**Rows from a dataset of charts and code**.
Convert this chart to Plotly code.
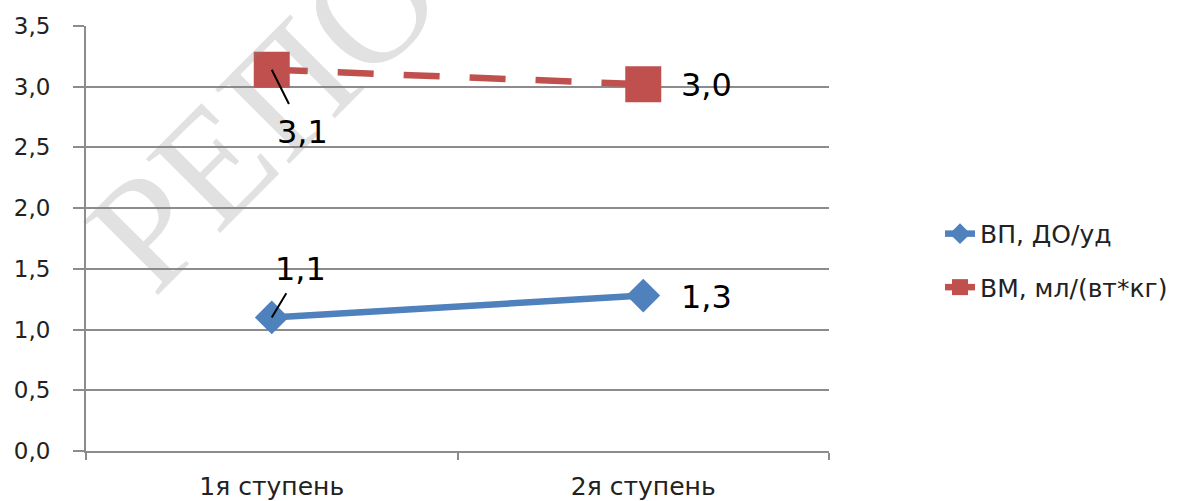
import plotly.graph_objects as go

# Data
categories = ["1я ступень", "2я ступень"]
vp_values = [1.10, 1.28]      # ВП, ДО/уд
vm_values = [3.14, 3.02]      # ВМ, мл/(вт*кг)
series_names = ["ВП, ДО/уд", "ВМ, мл/(вт*кг)"]
y_ticks = [0.0, 0.5, 1.0, 1.5, 2.0, 2.5, 3.0, 3.5]

BLUE = "#4F81BD"
RED = "#C0504D"
GRID = "#8C8C8C"
FONT = "DejaVu Sans"


def fmt(v):
    return f"{v:.1f}".replace(".", ",")


fig = go.Figure()

fig.add_trace(go.Scatter(
    x=categories, y=vp_values, name=series_names[0], mode="lines+markers",
    line=dict(color=BLUE, width=6.5),
    marker=dict(symbol="diamond", size=26, color=BLUE),
    legendgroup="a",
))
fig.add_trace(go.Scatter(
    x=categories, y=vm_values, name=series_names[1], mode="lines+markers",
    line=dict(color=RED, width=6.5, dash="36px,30px"),
    marker=dict(symbol="square", size=36, color=RED),
    legendgroup="b",
))

annotations = []
# repository watermark
annotations.append(dict(
    xref="paper", yref="paper", x=0.585, y=1.40,
    text="РЕПОЗИТОРИЙ", showarrow=False, textangle=-45,
    xanchor="center", yanchor="middle",
    font=dict(family="Liberation Serif", size=160, color="rgba(130,130,130,0.24)"),
))
# labels with leader lines at the first category
annotations.append(dict(
    x=categories[0], y=vm_values[0], text=fmt(vm_values[0]),
    showarrow=True, arrowhead=0, arrowwidth=2, arrowcolor="black",
    ax=31, ay=62, standoff=0, startstandoff=8,
    font=dict(family=FONT, size=32, color="black"),
))
annotations.append(dict(
    x=categories[0], y=vp_values[0], text=fmt(vp_values[0]),
    showarrow=True, arrowhead=0, arrowwidth=2, arrowcolor="black",
    ax=29, ay=-48, standoff=0, startstandoff=4,
    font=dict(family=FONT, size=32, color="black"),
))
# labels to the right of the second category
for vals in (vm_values, vp_values):
    annotations.append(dict(
        x=categories[1], y=vals[1], text=fmt(vals[1]),
        showarrow=False, xanchor="left", yanchor="middle", xshift=36, yshift=-1,
        font=dict(family=FONT, size=32, color="black"),
    ))

fig.update_layout(
    width=1192, height=501,
    margin=dict(l=86, r=363, t=26, b=50),
    paper_bgcolor="white", plot_bgcolor="white",
    separators=", ",
    showlegend=True,
    legend=dict(
        x=(940 - 86) / 743, xanchor="left",
        y=0.565, yanchor="top",
        font=dict(family=FONT, size=25, color="#222"),
        tracegroupgap=18,
        bgcolor="rgba(0,0,0,0)",
    ),
    annotations=annotations,
    xaxis=dict(
        type="category", range=[-0.5, 1.5], automargin=False,
        showgrid=False, showline=True, linecolor=GRID, linewidth=2,
        ticks="outside", tickson="boundaries", ticklen=7, tickwidth=2, tickcolor=GRID,
        ticklabelstandoff=12,
        tickfont=dict(family=FONT, size=25, color="#222"),
        zeroline=False,
    ),
    yaxis=dict(
        range=[0, 3.5], tickvals=y_ticks, tickformat=".1f", automargin=False,
        showgrid=True, gridcolor=GRID, gridwidth=2,
        showline=True, linecolor=GRID, linewidth=2,
        ticks="outside", ticklen=11, tickwidth=2, tickcolor=GRID,
        ticklabelstandoff=18,
        tickfont=dict(family=FONT, size=23, color="#222"),
        zeroline=False,
    ),
)

fig.write_html("out.html")
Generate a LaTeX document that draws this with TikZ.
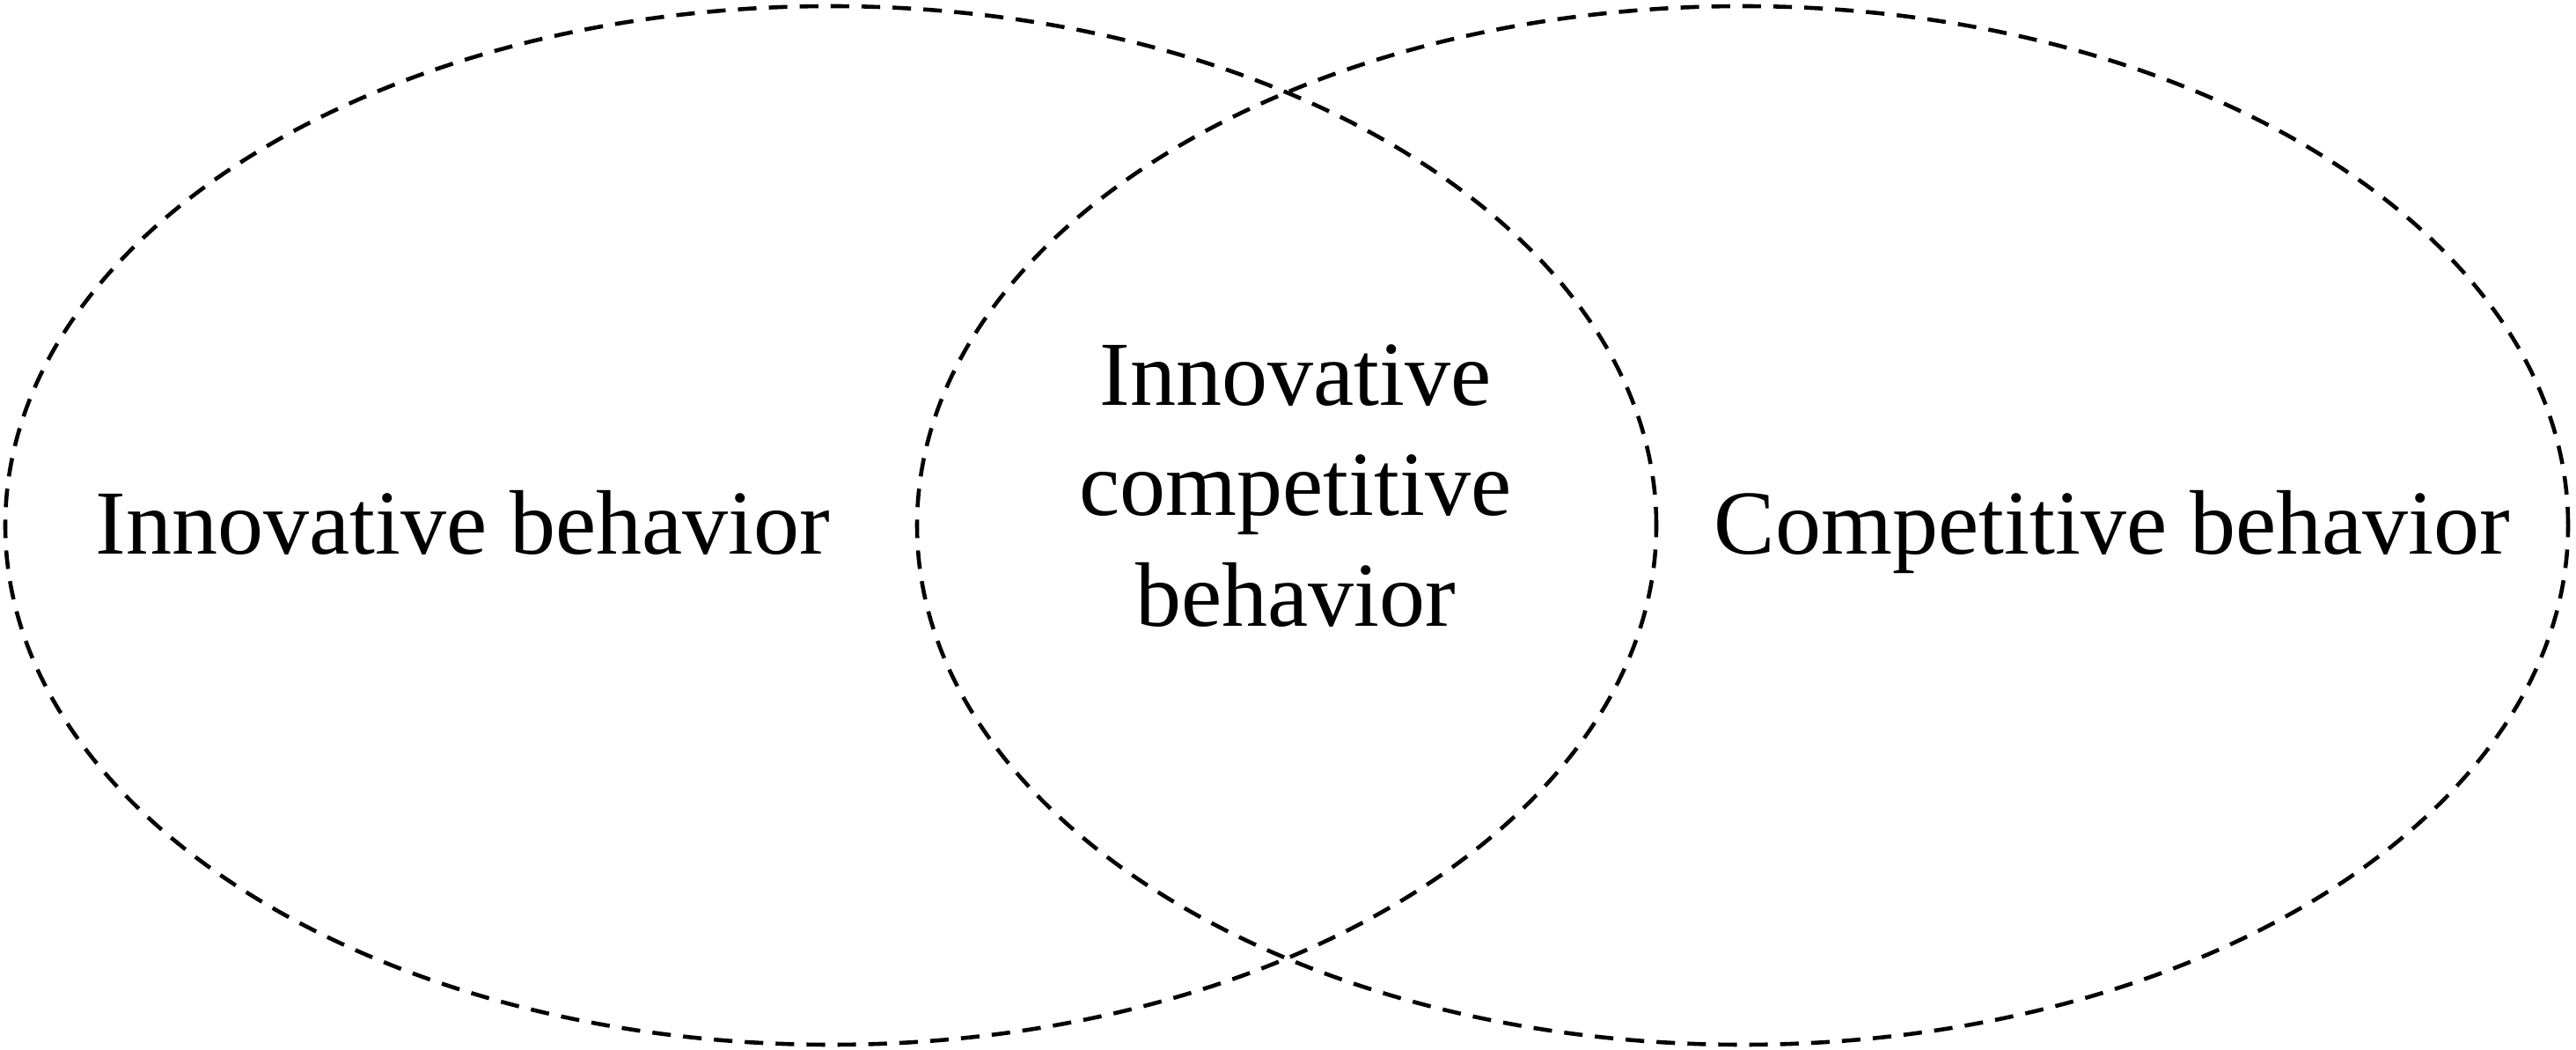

**Directive**.
Locate the word "with" in the data above. Copy every line carrying it.

**Task response**.
# labels with leader lines at the first category
Generate a LaTeX document that draws this with TikZ.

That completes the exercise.